- [Your task]
Drop every picture, then transcribe the remaining data exactly.

------ Raw data ------

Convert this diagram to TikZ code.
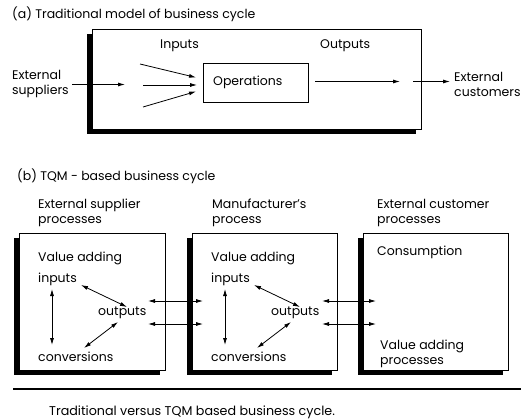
\documentclass[tikz,border=0pt]{standalone}
\usepackage{fontspec}
\setmainfont{Poppins}
\usetikzlibrary{arrows.meta,shadows}
\begin{document}
\begin{tikzpicture}[x=1pt,y=-1pt,
  txt/.style={inner sep=0pt,anchor=west,font=\fontsize{12.5}{15}\selectfont,align=left},
  sbox/.style={draw,line width=0.9pt,fill=white,inner sep=0pt,
     general shadow={fill=black,shadow xshift=-5pt,shadow yshift=-5pt}},
  pbox/.style={draw,line width=0.9pt,fill=white,inner sep=0pt},
  arr/.style={line width=0.8pt,-{Latex[length=7pt,width=4pt]}},
  darr/.style={line width=0.8pt,{Latex[length=7pt,width=4pt]}-{Latex[length=7pt,width=4pt]}}]
\useasboundingbox (0,0) rectangle (521,419);
% ---------- (a)
\node[txt] (ta) at (12,14) {(a) Traditional model of business cycle};
\node[sbox,minimum width=329pt,minimum height=100pt] (boxA) at (256.5,79) {};
\node[pbox,minimum width=105pt,minimum height=39pt] (ops) at (255.5,82.5) {};
\node[txt] (opt) at (213,82) {Operations};
\node[txt] (inp) at (160,46) {Inputs};
\node[txt] (outp) at (320,46) {Outputs};
\node[txt] (sup) at (12,84) {External\\suppliers};
\node[txt] (cus) at (454,84) {External\\customers};
\coordinate (s1) at (72,84.5); \coordinate (s2) at (125,84.5);
\coordinate (i1a) at (140,64); \coordinate (i1b) at (196,77.5);
\coordinate (i2a) at (143,85); \coordinate (i2b) at (197,85);
\coordinate (i3a) at (143,107); \coordinate (i3b) at (196,91.5);
\coordinate (o1) at (315,81.5); \coordinate (o2) at (400,81.5);
\coordinate (c1) at (413,81.5); \coordinate (c2) at (450,81.5);
\draw[arr] (s1) -- (s2);
\draw[arr] (i1a) -- (i1b);
\draw[arr] (i2a) -- (i2b);
\draw[arr] (i3a) -- (i3b);
\draw[arr] (o1) -- (o2);
\draw[arr] (c1) -- (c2);
% ---------- (b)
\node[txt] (tb) at (17,176) {(b) TQM - based business cycle};
\node[txt] (h1) at (38,213) {External supplier\\processes};
\node[txt] (h2) at (212,213) {Manufacturer's\\process};
\node[txt] (h3) at (377,213) {External customer\\processes};
\node[sbox,minimum width=146pt,minimum height=137pt] (b1) at (92,301.5) {};
\node[sbox,minimum width=145pt,minimum height=137pt] (b2) at (264.5,301.5) {};
\node[sbox,minimum width=145pt,minimum height=137pt] (b3) at (435.5,301.5) {};
% box 1 content
\node[txt] (va1) at (38,258) {Value adding};
\node[txt] (in1) at (38,279) {inputs};
\node[txt] (out1) at (98,313) {outputs};
\node[txt] (cv1) at (38,357) {conversions};
\coordinate (v1a) at (52,289); \coordinate (v1b) at (52,345);
\coordinate (d1a) at (81,285); \coordinate (d1b) at (127,307);
\coordinate (e1a) at (118,322); \coordinate (e1b) at (84,348);
\draw[darr] (v1a) -- (v1b);
\draw[darr] (d1a) -- (d1b);
\draw[darr] (e1a) -- (e1b);
% box 2 content
\node[txt] (va2) at (211,258) {Value adding};
\node[txt] (in2) at (211,279) {inputs};
\node[txt] (out2) at (271,313) {outputs};
\node[txt] (cv2) at (211,357) {conversions};
\coordinate (v2a) at (225,289); \coordinate (v2b) at (225,345);
\coordinate (d2a) at (254,285); \coordinate (d2b) at (300,307);
\coordinate (e2a) at (291,322); \coordinate (e2b) at (257,348);
\draw[darr] (v2a) -- (v2b);
\draw[darr] (d2a) -- (d2b);
\draw[darr] (e2a) -- (e2b);
% box 3 content
\node[txt] (cons) at (377,252) {Consumption};
\node[txt] (vap) at (380,354) {Value adding\\processes};
% between boxes
\coordinate (h1a) at (148,301); \coordinate (h1b) at (203,301);
\coordinate (h2a) at (148,324); \coordinate (h2b) at (203,324);
\coordinate (h3a) at (322,301); \coordinate (h3b) at (376,301);
\coordinate (h4a) at (322,324); \coordinate (h4b) at (376,324);
\draw[darr] (h1a) -- (h1b);
\draw[darr] (h2a) -- (h2b);
\draw[darr] (h3a) -- (h3b);
\draw[darr] (h4a) -- (h4b);
% rule and caption
\coordinate (r1) at (13,389); \coordinate (r2) at (521,389);
\draw[line width=1.2pt] (r1) -- (r2);
\node[txt,font=\fontsize{12.7}{15}\selectfont] (cap) at (49,412) {Traditional versus TQM based business cycle.};
\end{tikzpicture}
\end{document}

------

- [The output]
Convert this diagram to TikZ code.
\documentclass[tikz,border=0pt]{standalone}
\usepackage{fontspec}
\setmainfont{Poppins}
\usetikzlibrary{arrows.meta,shadows}
\begin{document}
\begin{tikzpicture}[x=1pt,y=-1pt,
  txt/.style={inner sep=0pt,anchor=west,font=\fontsize{12.5}{15}\selectfont,align=left},
  sbox/.style={draw,line width=0.9pt,fill=white,inner sep=0pt,
     general shadow={fill=black,shadow xshift=-5pt,shadow yshift=-5pt}},
  pbox/.style={draw,line width=0.9pt,fill=white,inner sep=0pt},
  arr/.style={line width=0.8pt,-{Latex[length=7pt,width=4pt]}},
  darr/.style={line width=0.8pt,{Latex[length=7pt,width=4pt]}-{Latex[length=7pt,width=4pt]}}]
\useasboundingbox (0,0) rectangle (521,419);
% ---------- (a)
\node[txt] (ta) at (12,14) {(a) Traditional model of business cycle};
\node[sbox,minimum width=329pt,minimum height=100pt] (boxA) at (256.5,79) {};
\node[pbox,minimum width=105pt,minimum height=39pt] (ops) at (255.5,82.5) {};
\node[txt] (opt) at (213,82) {Operations};
\node[txt] (inp) at (160,46) {Inputs};
\node[txt] (outp) at (320,46) {Outputs};
\node[txt] (sup) at (12,84) {External\\suppliers};
\node[txt] (cus) at (454,84) {External\\customers};
\coordinate (s1) at (72,84.5); \coordinate (s2) at (125,84.5);
\coordinate (i1a) at (140,64); \coordinate (i1b) at (196,77.5);
\coordinate (i2a) at (143,85); \coordinate (i2b) at (197,85);
\coordinate (i3a) at (143,107); \coordinate (i3b) at (196,91.5);
\coordinate (o1) at (315,81.5); \coordinate (o2) at (400,81.5);
\coordinate (c1) at (413,81.5); \coordinate (c2) at (450,81.5);
\draw[arr] (s1) -- (s2);
\draw[arr] (i1a) -- (i1b);
\draw[arr] (i2a) -- (i2b);
\draw[arr] (i3a) -- (i3b);
\draw[arr] (o1) -- (o2);
\draw[arr] (c1) -- (c2);
% ---------- (b)
\node[txt] (tb) at (17,176) {(b) TQM - based business cycle};
\node[txt] (h1) at (38,213) {External supplier\\processes};
\node[txt] (h2) at (212,213) {Manufacturer's\\process};
\node[txt] (h3) at (377,213) {External customer\\processes};
\node[sbox,minimum width=146pt,minimum height=137pt] (b1) at (92,301.5) {};
\node[sbox,minimum width=145pt,minimum height=137pt] (b2) at (264.5,301.5) {};
\node[sbox,minimum width=145pt,minimum height=137pt] (b3) at (435.5,301.5) {};
% box 1 content
\node[txt] (va1) at (38,258) {Value adding};
\node[txt] (in1) at (38,279) {inputs};
\node[txt] (out1) at (98,313) {outputs};
\node[txt] (cv1) at (38,357) {conversions};
\coordinate (v1a) at (52,289); \coordinate (v1b) at (52,345);
\coordinate (d1a) at (81,285); \coordinate (d1b) at (127,307);
\coordinate (e1a) at (118,322); \coordinate (e1b) at (84,348);
\draw[darr] (v1a) -- (v1b);
\draw[darr] (d1a) -- (d1b);
\draw[darr] (e1a) -- (e1b);
% box 2 content
\node[txt] (va2) at (211,258) {Value adding};
\node[txt] (in2) at (211,279) {inputs};
\node[txt] (out2) at (271,313) {outputs};
\node[txt] (cv2) at (211,357) {conversions};
\coordinate (v2a) at (225,289); \coordinate (v2b) at (225,345);
\coordinate (d2a) at (254,285); \coordinate (d2b) at (300,307);
\coordinate (e2a) at (291,322); \coordinate (e2b) at (257,348);
\draw[darr] (v2a) -- (v2b);
\draw[darr] (d2a) -- (d2b);
\draw[darr] (e2a) -- (e2b);
% box 3 content
\node[txt] (cons) at (377,252) {Consumption};
\node[txt] (vap) at (380,354) {Value adding\\processes};
% between boxes
\coordinate (h1a) at (148,301); \coordinate (h1b) at (203,301);
\coordinate (h2a) at (148,324); \coordinate (h2b) at (203,324);
\coordinate (h3a) at (322,301); \coordinate (h3b) at (376,301);
\coordinate (h4a) at (322,324); \coordinate (h4b) at (376,324);
\draw[darr] (h1a) -- (h1b);
\draw[darr] (h2a) -- (h2b);
\draw[darr] (h3a) -- (h3b);
\draw[darr] (h4a) -- (h4b);
% rule and caption
\coordinate (r1) at (13,389); \coordinate (r2) at (521,389);
\draw[line width=1.2pt] (r1) -- (r2);
\node[txt,font=\fontsize{12.7}{15}\selectfont] (cap) at (49,412) {Traditional versus TQM based business cycle.};
\end{tikzpicture}
\end{document}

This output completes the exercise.